High-accuracy 3D image-based registration of endoscopic video to C-arm cone-beam CT for image-guided skull base surgery

Registration of endoscopic video to preoperative CT facilitates high-precision surgery of the head, neck, and skull-base. Conventional video-CT registration is limited by the accuracy of the tracker and does not use the underlying video or CT image data. A new image-based video registration method has been developed to overcome the limitations of conventional tracker-based registration. This method adds to a navigation system based on intraoperative C-arm cone-beam CT (CBCT), in turn providing high-accuracy registration of video to the surgical scene. The resulting registration enables visualization of the CBCT and planning data within the endoscopic video. The system incorporates a mobile C-arm, integrated with an optical tracking system, video endoscopy, deformable registration of preoperative CT with intraoperative CBCT, and 3D visualization. Similarly to tracker-based approach, the image-based video-CBCT registration the endoscope is localized with optical tracking system followed by a direct 3D image-based registration of the video to the CBCT. In this way, the system achieves video-CBCT registration that is both fast and accurate. Application in skull-base surgery demonstrates overlay of critical structures (e.g., carotid arteries) and surgical targets with sub-mm accuracy. Phantom and cadaver experiments show consistent improvement of target registration error (TRE) in video overlay over conventional tracker-based registration-e.g., 0.92mm versus 1.82mm for image-based and tracker-based registration, respectively. The proposed method represents a two-fold advance-first, through registration of video to up-to-date intraoperative CBCT, and second, through direct 3D image-based video-CBCT registration, which together provide more confident visualization of target and normal tissues within up-to-date images.
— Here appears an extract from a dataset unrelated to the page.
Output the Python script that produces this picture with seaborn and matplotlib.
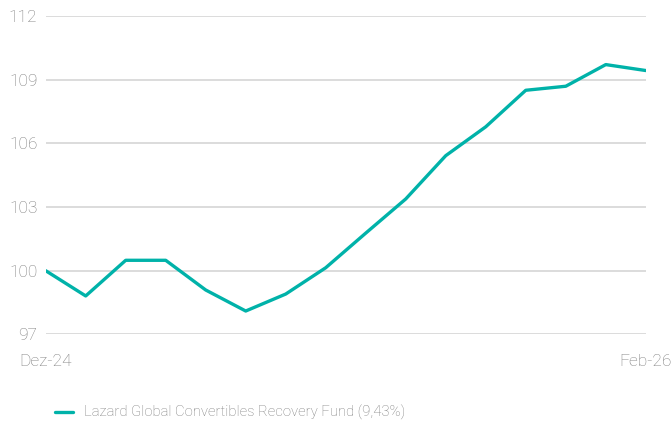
import matplotlib
matplotlib.use("Agg")
import pandas as pd
import seaborn as sns
import matplotlib.pyplot as plt

# Fund values (indexed, Dez-24 = 100)
periods = list(range(16))
values = [100.0, 98.81, 100.49, 100.49, 99.09, 98.10, 98.90, 100.14,
          101.77, 103.38, 105.42, 106.78, 108.50, 108.69, 109.71, 109.43]
x_tick_pos = [0, 15]
x_tick_labels = ['Dez-24', 'Feb-26']
y_ticks = [97, 100, 103, 106, 109, 112]
series_name = 'Lazard Global Convertibles Recovery Fund (9,43%)'

df = pd.DataFrame({'period': periods, 'value': values})

sns.set_style('white')
plt.rcParams['font.family'] = ['Roboto', 'DejaVu Sans']
plt.rcParams['font.weight'] = 'light'

fig = plt.figure(figsize=(6.72, 4.32), dpi=100)
ax = fig.add_axes([0.068, 0.226, 0.893, 0.737])

sns.lineplot(ax=ax, data=df, x='period', y='value', color='#00B2A9',
             linewidth=2.4, label=series_name, legend=False)

ax.set_xlim(0, 15)
ax.set_ylim(97, 112)
ax.set_yticks(y_ticks)
ax.set_xticks(x_tick_pos)
ax.set_xticklabels(x_tick_labels)
ax.yaxis.grid(True, color='#d9d9d9', linewidth=1.3)
ax.set_axisbelow(True)
for s in ax.spines.values():
    s.set_visible(False)
ax.tick_params(axis='y', length=0, pad=6, labelsize=12.5, labelcolor='#7d7d7d')
ax.tick_params(axis='x', length=0, pad=14, labelsize=12.5, labelcolor='#7d7d7d')
ax.set_xlabel('')
ax.set_ylabel('')

handles, labels = ax.get_legend_handles_labels()
leg = fig.legend(handles, labels, loc='center left', bbox_to_anchor=(0.062, 0.045),
                 frameon=False, handlelength=1.2, handletextpad=0.75, fontsize=10.7)
for t in leg.get_texts():
    t.set_color('#7d7d7d')

fig.savefig('out.png', dpi=100)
3D–2D registration for surgical guidance: effect of projection view angles on registration accuracy

An algorithm for intensity-based 3D-2D registration of CT and x-ray projections is evaluated, specifically using single- or dual-projection views to provide 3D localization. The registration framework employs the gradient information similarity metric and covariance matrix adaptation evolution strategy to solve for the patient pose in six degrees of freedom. Registration performance was evaluated in an anthropomorphic phantom and cadaver, using C-arm projection views acquired at angular separation, Δθ, ranging from ∼0°-180° at variable C-arm magnification. Registration accuracy was assessed in terms of 2D projection distance error and 3D target registration error (TRE) and compared to that of an electromagnetic (EM) tracker. The results indicate that angular separation as small as Δθ ∼10°-20° achieved TRE <2 mm with 95% confidence, comparable or superior to that of the EM tracker. The method allows direct registration of preoperative CT and planning data to intraoperative fluoroscopy, providing 3D localization free from conventional limitations associated with external fiducial markers, stereotactic frames, trackers and manual registration.